Don’t think about the Major League Baseball pitcher esque wind-up that you’d probably see coming from Boof Bonser instead of a professional quarterback.
Forget the fact he hurdles 20 yards backwards before taking five steps forward.
Don’t think about his planted foot that has more dance in it than Emmitt Smith’s twirl on Dancing With The Stars.
Instead, gaze into the off-field contributions that Denver Broncos quarterback Tim Tebow has dealt throughout the course of his young NFL career.
As ESPN.com columnist Rick Reilly pointed out in a recent piece, the certain selflessness that he possesses is one of a kind, and while he may never don the ring of a Super Bowl championship, he will certainly wear a crown that makes him one of football’s greatest heroes, even if he never sees another starting snap after the 2011-12 season (don’t get your hopes up, FSU fans).
I’ll let the grand master of sports opinion writing take it away…
“Every week, Tebow picks out someone who is suffering, or who is dying, or who is injured. He flies these people and their families to the Broncos game, rents them a car, puts them up in a nice hotel, buys them dinner (usually at a Dave & Buster’s), gets them and their families pregame passes, visits with them just before kickoff (!), gets them 30-yard-line tickets down low, visits with them after the game (sometimes for an hour), has them walk him to his car, and sends them off with a basket of gifts.
Home or road, win or lose, hero or goat.
Remember last week, when the world was pulling its hair out in the hour after Tebow had stunned the Pittsburgh Steelers with an 80-yard OT touchdown pass to Demaryius Thomas in the playoffs? And Twitter was exploding with 9,420 tweets about Tebow per second? When an ESPN poll was naming him the most popular athlete in America?
Tebow was spending that hour talking to 16-year-old Bailey Knaub about her 73 surgeries so far and what TV shows she likes.
“Here he’d just played the game of his life,” recalls Bailey’s mother, Kathy, of Loveland, Colo., “and the first thing he does after his press conference is come find Bailey and ask, ‘Did you get anything to eat?’ He acted like what he’d just done wasn’t anything, like it was all about Bailey.”
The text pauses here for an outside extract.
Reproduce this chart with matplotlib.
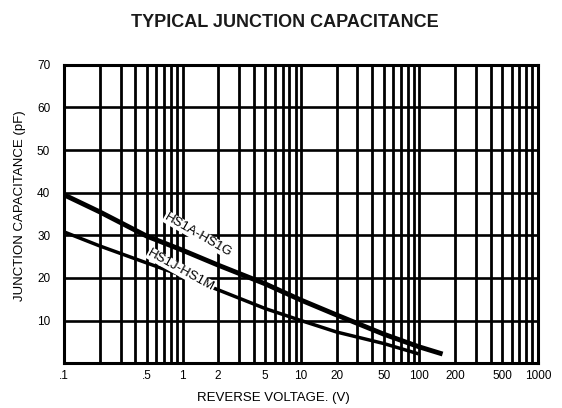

More than that, Tebow kept corralling people into the room for Bailey to meet. Hey, Demaryius, come in here a minute. Hey, Mr. Elway. Hey, Coach Fox.
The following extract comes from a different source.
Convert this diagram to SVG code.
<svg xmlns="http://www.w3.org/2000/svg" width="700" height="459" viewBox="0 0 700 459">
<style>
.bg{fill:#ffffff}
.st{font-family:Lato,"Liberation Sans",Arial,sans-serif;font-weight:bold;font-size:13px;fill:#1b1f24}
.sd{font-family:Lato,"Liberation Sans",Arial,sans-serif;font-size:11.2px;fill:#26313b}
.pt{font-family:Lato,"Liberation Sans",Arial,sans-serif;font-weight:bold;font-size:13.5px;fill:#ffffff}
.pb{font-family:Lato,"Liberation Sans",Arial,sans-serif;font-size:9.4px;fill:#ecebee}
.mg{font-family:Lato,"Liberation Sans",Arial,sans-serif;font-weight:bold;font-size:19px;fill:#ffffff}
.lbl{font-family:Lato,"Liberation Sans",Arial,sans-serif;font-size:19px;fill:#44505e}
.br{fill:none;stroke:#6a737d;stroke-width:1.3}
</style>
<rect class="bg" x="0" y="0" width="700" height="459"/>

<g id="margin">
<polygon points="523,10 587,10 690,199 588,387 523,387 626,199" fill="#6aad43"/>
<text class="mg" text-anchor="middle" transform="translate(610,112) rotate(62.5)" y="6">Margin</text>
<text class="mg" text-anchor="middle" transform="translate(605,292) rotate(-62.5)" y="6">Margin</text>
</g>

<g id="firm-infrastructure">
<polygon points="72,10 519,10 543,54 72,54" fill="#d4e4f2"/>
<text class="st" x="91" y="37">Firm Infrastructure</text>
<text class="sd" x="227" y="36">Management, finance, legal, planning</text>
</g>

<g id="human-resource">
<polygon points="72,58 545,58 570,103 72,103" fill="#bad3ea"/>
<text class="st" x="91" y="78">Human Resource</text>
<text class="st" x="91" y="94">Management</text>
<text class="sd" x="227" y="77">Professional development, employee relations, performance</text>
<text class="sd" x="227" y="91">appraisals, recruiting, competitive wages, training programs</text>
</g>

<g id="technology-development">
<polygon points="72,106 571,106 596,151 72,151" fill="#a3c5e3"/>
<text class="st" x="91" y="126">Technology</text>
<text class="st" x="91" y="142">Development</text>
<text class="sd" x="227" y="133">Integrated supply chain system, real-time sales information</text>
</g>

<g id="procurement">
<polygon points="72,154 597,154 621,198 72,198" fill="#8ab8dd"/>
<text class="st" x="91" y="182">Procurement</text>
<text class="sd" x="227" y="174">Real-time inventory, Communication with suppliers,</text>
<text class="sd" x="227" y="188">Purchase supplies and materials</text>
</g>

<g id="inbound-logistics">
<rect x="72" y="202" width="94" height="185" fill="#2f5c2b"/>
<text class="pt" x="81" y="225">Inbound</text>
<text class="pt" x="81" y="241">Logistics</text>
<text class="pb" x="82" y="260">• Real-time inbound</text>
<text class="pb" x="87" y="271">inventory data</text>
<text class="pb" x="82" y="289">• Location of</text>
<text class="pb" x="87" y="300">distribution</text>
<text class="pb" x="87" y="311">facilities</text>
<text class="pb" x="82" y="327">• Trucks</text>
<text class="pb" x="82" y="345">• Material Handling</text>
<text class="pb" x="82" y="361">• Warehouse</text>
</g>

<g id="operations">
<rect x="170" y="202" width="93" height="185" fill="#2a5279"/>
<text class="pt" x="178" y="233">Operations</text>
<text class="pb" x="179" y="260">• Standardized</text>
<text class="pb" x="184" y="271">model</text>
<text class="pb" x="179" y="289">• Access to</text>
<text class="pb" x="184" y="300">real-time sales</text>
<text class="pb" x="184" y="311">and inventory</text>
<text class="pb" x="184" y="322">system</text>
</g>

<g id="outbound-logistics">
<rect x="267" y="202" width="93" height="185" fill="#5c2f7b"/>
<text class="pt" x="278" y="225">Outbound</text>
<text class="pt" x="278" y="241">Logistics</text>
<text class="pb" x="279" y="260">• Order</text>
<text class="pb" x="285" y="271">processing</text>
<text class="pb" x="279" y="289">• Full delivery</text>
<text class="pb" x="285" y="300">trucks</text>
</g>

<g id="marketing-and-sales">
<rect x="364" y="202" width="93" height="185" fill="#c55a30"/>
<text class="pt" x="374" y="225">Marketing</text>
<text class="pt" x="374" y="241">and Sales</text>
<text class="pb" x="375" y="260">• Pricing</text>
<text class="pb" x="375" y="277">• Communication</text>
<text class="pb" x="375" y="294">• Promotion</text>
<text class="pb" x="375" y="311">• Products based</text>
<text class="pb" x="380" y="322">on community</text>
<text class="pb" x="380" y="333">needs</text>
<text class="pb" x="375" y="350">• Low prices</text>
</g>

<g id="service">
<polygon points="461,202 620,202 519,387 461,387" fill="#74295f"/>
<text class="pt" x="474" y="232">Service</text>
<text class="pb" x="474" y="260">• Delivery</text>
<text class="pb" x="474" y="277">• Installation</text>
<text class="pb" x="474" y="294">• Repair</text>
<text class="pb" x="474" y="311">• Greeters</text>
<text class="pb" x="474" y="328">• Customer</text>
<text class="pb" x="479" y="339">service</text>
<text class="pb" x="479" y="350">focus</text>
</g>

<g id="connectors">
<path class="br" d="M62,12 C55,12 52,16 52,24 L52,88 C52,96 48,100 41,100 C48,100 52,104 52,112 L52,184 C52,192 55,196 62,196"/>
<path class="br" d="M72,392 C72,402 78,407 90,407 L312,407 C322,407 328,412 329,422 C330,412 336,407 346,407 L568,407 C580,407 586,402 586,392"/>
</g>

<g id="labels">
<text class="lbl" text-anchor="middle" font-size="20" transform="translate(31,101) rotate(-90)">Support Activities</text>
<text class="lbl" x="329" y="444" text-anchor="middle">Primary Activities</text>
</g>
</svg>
Even though sometimes-fatal Wegener’s granulomatosis has left Bailey with only one lung, the attention took her breath away.
“It was the best day of my life,” she emailed. “It was a bright star among very gloomy and difficult days. Tim Tebow gave me the greatest gift I could ever imagine. He gave me the strength for the future. I know now that I can face any obstacle placed in front of me. Tim taught me to never give up because at the end of the day, today might seem bleak but it can’t rain forever and tomorrow is a new day, with new promises.””
Now, after reading that, one may ask: How can someone possibly show any signs of hatred or resentment towards such a compassionate and caring individual.
Because he thanks Jesus Christ whenever he has the opportunity?
Because he was a (GASP!) Florida Gator?
Or maybe it’s sheer jealously, pulled from the air because for the first time, there isn’t a man that has been arrested nine times with tattoos up and down his arm telling reporters to shove it after a loss.
Instead there stands a man more mature than anything the NFL has seen in decades, possibly ever. And for the first time, it’s not because of his play on the field, it’s for the tireless contributions off of it.
Everyone is entitled to their opinion, but I am still yet to find a concrete excuse to hate him.
Don’t worry about the arm, the feet or the battering ram he can turn into when his team needs it most. Forget the fact ESPN said his name 168 times in an hour on SportsCenter and forget Superman wears his pajamas. Just take off the rose colored glasses and look at what he does. Look at his true self, not just his 34% completion percentage.
Just enjoy it. You may never see it again.